What does the ideal third party look like in American politics?

posted by Jeff | Friday, January 8, 2016, 7:25 PM | comments: 0

I'm sure it will continue for a very long time, but I hate both sides of American politics. One side is hell bent on not doing anything while vilifying everyone and everything, spreading fear, while the other side wants to spend money on everything you can think of in the name of a big group hug. I like the latter group only slightly more because at least they don't hate everyone. They still suck. I can't understand how people will rally behind any of them.

But it's clear to me that there are people who think along the lines of a true third party. I would say, "thinks more like me," but that isn't necessarily always the case. What do those people look like? How would I describe them? Can it be done in a bulleted list?

  • They believe in personal responsibility, but understand the impact of socioeconomic factors. In other words, they aren't into the naive perspective that everyone has an equal shot, because they don't. A kid growing up in a poor, racially segregated neighborhood, with crappy schools, high crime and poor representation does not have the hope and perspective of an affluent white kid in the suburbs. Stubborn ideology doesn't change that.
  • They are fiscally responsible, and willing to slaughter sacred cows. That means they don't want to subsidize huge new programs (social or otherwise), but also dig into the expensive things we already buy on credit, like a military that is bigger than it needs to be. They don't budget for planes that the joint chiefs don't want. They close the loopholes that protect the wealthy. Responsibility isn't just about the spending, it's about the taxation.
  • They reject war mongering, but value the military and its veterans. So many Americans seem to think these are incompatible ideas. The VA has to be better than it is, and we need to take care of the soldiers and their families that have seen the worst of humanity up close. At the same time, they can't be so cavalier with the lives of future Americans, and the civilians worldwide. The only reasonable judgment is restraint.
  • They understand that foreign policy is not best achieved by chest thumping. Arrogance makes America feel good, but humility is what serves it as a part of the global village.
  • They give more than lip service to civil liberties. You can't wave the flag and rally against gay marriage (I'm surprised some of these idiots have finally let that go), force your religious ideology on women's health, or try to enact voting deterrents. You can't want everyone to gun up while opposing these other liberties. It's the worst hypocrisy.
  • They believe in free market capitalism, but also understand that there is a time and place to regulate it. The market can sometimes make really bad decisions: see the last recession and the ridiculous housing lending. On the other hand, messing with the minimum wage is something that has to be carefully considered, because the consequences are serious. This is another area that you can't naively apply an absolute ideology.
  • They are scientifically literate and embrace science as a part of a forward moving society. So they don't bring a snowball into Congress and assert that it's proof that climate change isn't a thing. They understand the value of space travel and experimentation around really big ideas.
  • They believe that healthcare is a right. This is probably the most left-leaning thing I believe, but sticking to the system that we have is not in our best interest, because it doesn't work. You should not face financial ruin because you lose a job and have cancer, or can't work because of the cancer. Knowing you have healthcare also removes one of the greatest barriers from entrepreneurship, which is good for America.
  • They absolutely reject xenophobia, embrace logical immigration. People coming here are not hurting our future, they're making it better. Whether they're the guy from Mexico in my neighborhood building houses, or Elon Musk from South Africa changing the automobile and power industries, they're paying taxes and moving us forward. That isn't something to fear.
  • They respect the intelligence of their constituents. I realize that this might be a problem with the constituents, but imagine politicians that talked policy instead of sound bites, and news media covered that for people to actually think about. It's a hard problem. Ask someone what they don't like about [your politician here], and their best answer is probably that they're "ruining the country."
  • They don't accept money from corporations. This is probably the hardest problem.

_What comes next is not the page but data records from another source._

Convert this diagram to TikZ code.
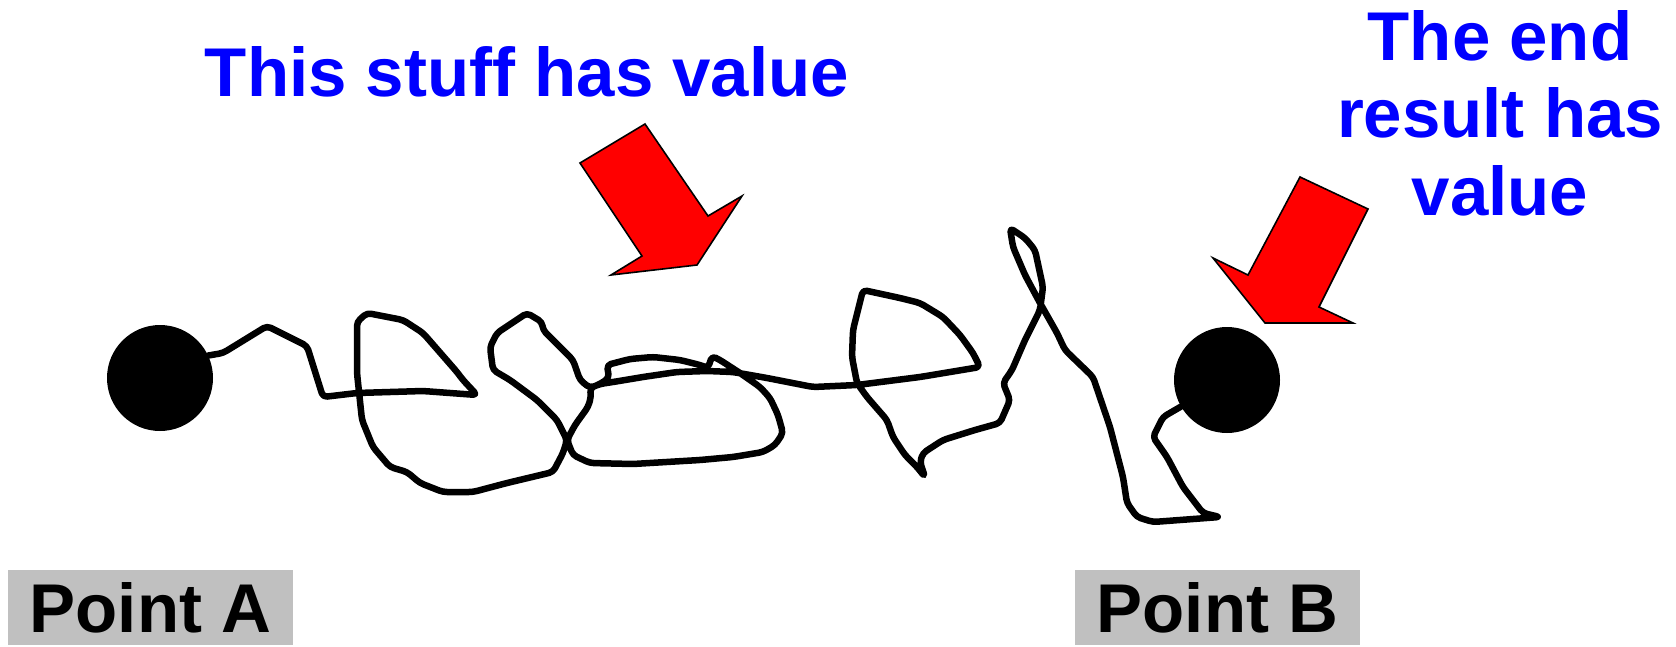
\documentclass[tikz,border=0pt]{standalone}
\usepackage{fontspec}
\setmainfont{Liberation Sans}
\definecolor{boxgray}{RGB}{192,192,192}
\begin{document}
\begin{tikzpicture}[x=1pt,y=-1pt,
  dot/.style={circle,fill=black,minimum size=106pt,inner sep=0pt},
  lbl/.style={fill=boxgray,minimum width=285pt,minimum height=75pt,inner sep=0pt,
    font=\fontsize{69}{77}\selectfont\bfseries,text height=49.4pt,text depth=0pt},
  bluetxt/.style={text=blue,inner sep=0pt,font=\fontsize{69}{77.5}\selectfont\bfseries},
  squiggle/.style={line width=6.5pt,line join=round,line cap=round,rounded corners=4pt},
  redarrow/.style={fill=red,draw=black,line width=1.6pt,line join=miter}]
\useasboundingbox (0,0) rectangle (1676,646);

% labels
\node[lbl] (lblA) at (150.5,607.5) {Point A};
\node[lbl] (lblB) at (1217.5,607.5) {Point B};

% blue texts
\node[bluetxt,anchor=base] (title) at (527,96) {This stuff has value};
\node[bluetxt,anchor=north,align=center] (endtxt) at (1500,10) {The end\\result has\\value};

% points
\node[dot] (ptA) at (160,378) {};
\node[dot] (ptB) at (1227,380) {};

% red arrows
\draw[redarrow] (580,163) -- (645,124) -- (708,216) -- (742,196) -- (697,265) -- (611,275) -- (642,256) -- cycle;
\draw[redarrow] (1300,177) -- (1368,209) -- (1319,307) -- (1353,323) -- (1265,323) -- (1213,258) -- (1248,275) -- cycle;

% squiggle
\draw[squiggle] (ptA.25) -- (223,353) -- (267,326) -- (307,346) -- (323,397) -- (357,393) -- (423,391) -- (477,395) -- (463,380) -- (457,372) -- (423,333) -- (403,320) -- (367,313) -- (357,322) -- (357,373) -- (362,420) -- (373,447) -- (390,467) -- (407,472) -- (420,483) -- (443,492) -- (473,492) -- (507,483) -- (553,472) -- (563,453) -- (567,440) -- (557,420) -- (537,400) -- (510,380) -- (493,370) -- (490,347) -- (497,333) -- (527,313) -- (542,322) -- (543,330) -- (573,360) -- (580,380) -- (590,388) -- (600,384) -- (609,378) -- (607,365) -- (630,359) -- (653,357) -- (680,360) -- (700,365) -- (708,368) -- (712,356) -- (720,360) -- (740,373) -- (760,387) -- (770,398) -- (778,415) -- (783,433) -- (775,445) -- (763,452) -- (733,457) -- (700,460) -- (633,464) -- (590,463) -- (573,455) -- (567,440) -- (575,425) -- (588,407) -- (591,397) -- (590,388) -- (600,384) -- (613,382) -- (643,377) -- (677,372) -- (707,371) -- (733,372) -- (767,378) -- (813,387) -- (857,385) -- (920,377) -- (980,367) -- (973,353) -- (960,335) -- (943,317) -- (920,303) -- (900,298) -- (863,290) -- (858,310) -- (853,330) -- (852,357) -- (857,383) -- (867,397) -- (887,420) -- (893,437) -- (905,455) -- (917,467) -- (925,477) -- (920,462) -- (923,453) -- (943,440) -- (975,430) -- (1000,423) -- (1010,400) -- (1003,383) -- (1012,370) -- (1025,340) -- (1040,310) -- (1043,287) -- (1035,250) -- (1025,238) -- (1010,228) -- (1013,247) -- (1025,275) -- (1040,303) -- (1057,333) -- (1065,350) -- (1093,377) -- (1110,427) -- (1123,477) -- (1127,503) -- (1137,517) -- (1153,522) -- (1220,517) -- (1203,513) -- (1183,487) -- (1167,457) -- (1153,437) -- (1163,417) -- (ptB.210);
\end{tikzpicture}
\end{document}
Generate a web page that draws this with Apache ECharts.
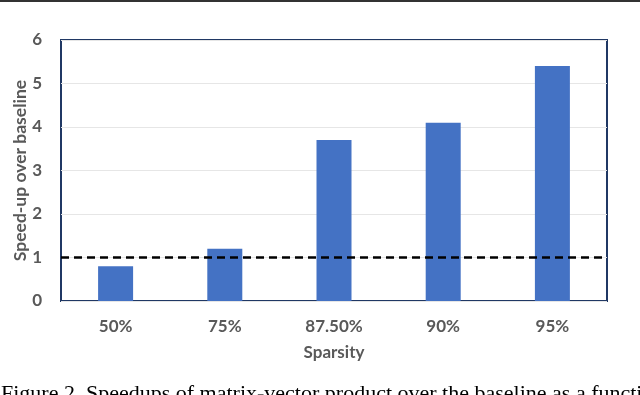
<!DOCTYPE html>
<html>
<head>
<meta charset="utf-8">
<script src="https://cdn.jsdelivr.net/npm/echarts@6/dist/echarts.min.js"></script>
<style>
  html, body { margin: 0; padding: 0; background: #fff; }
  #chart { width: 640px; height: 395px; }
</style>
</head>
<body>
<div id="chart"></div>
<script>
// data
const categories = ['50%', '75%', '87.50%', '90%', '95%']
const speedup = [0.8, 1.2, 3.7, 4.1, 5.4]
const baseline = 1
const caption = 'Figure 2. Speedups of matrix-vector product over the baseline as a function'

const grey = '#595959'
const labelFont = { color: grey, fontSize: 17, fontWeight: 'bold', fontFamily: 'Lato' }

const myChart = echarts.init(document.getElementById('chart'))
myChart.setOption({
  animation: false,
  grid: {
    left: 61,
    right: 33,
    top: 40,
    bottom: 94,
    outerBoundsMode: 'none',
    show: true,
    borderColor: '#203864',
    borderWidth: 2
  },
  xAxis: {
    type: 'category',
    data: categories,
    name: 'Sparsity',
    nameLocation: 'middle',
    nameGap: 43,
    nameMoveOverlap: false,
    nameTextStyle: labelFont,
    axisLabel: Object.assign({ margin: 17 }, labelFont),
    axisLine: { show: false },
    axisTick: { show: false }
  },
  yAxis: {
    type: 'value',
    min: 0,
    max: 6,
    interval: 1,
    name: 'Speed-up over baseline',
    nameLocation: 'middle',
    nameGap: 32,
    nameMoveOverlap: false,
    nameTextStyle: Object.assign({}, labelFont, { fontSize: 17.5 }),
    axisLabel: Object.assign({ margin: 19 }, labelFont),
    axisLine: { show: false },
    axisTick: { show: false },
    splitLine: { show: true, lineStyle: { color: '#e6e6e6', width: 1 } }
  },
  series: [{
    type: 'bar',
    data: speedup,
    barWidth: 35,
    itemStyle: { color: '#4472C4' },
    markLine: {
      silent: true,
      symbol: ['none', 'none'],
      label: { show: false },
      lineStyle: { color: '#000', width: 2.5, type: [8, 5] },
      data: [{ yAxis: baseline }]
    }
  }],
  // page border line and cut-off caption
  graphic: [
    { type: 'rect', left: 0, top: 0, shape: { width: 640, height: 2 }, style: { fill: '#333' } },
    {
      type: 'text', left: 1, top: 383,
      style: { text: caption, fill: '#000', fontSize: 22, fontFamily: 'Liberation Serif' }
    }
  ]
})
</script>
</body>
</html>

The current crop of presidential candidates don't fit into this at all. The GOP is so extreme to the right (and pandering to a ridiculous minority) and gives only lip service to fiscal responsibility. Meanwhile, some Democrats are leaning too far left, believing they can solve many problems with more government (and they do a fair amount of pandering as well).

I know a surprising number of people who see eye to eye with me on these points, and I bet 10 years ago they would have squarely fit into the red or blue category. Not so much anymore. I suppose this is partly because of the extreme left/right pandering, the divisiveness that has been pervasive for the last decade. I'm curious to know how many people agree with this mix that samples the former values of both parties.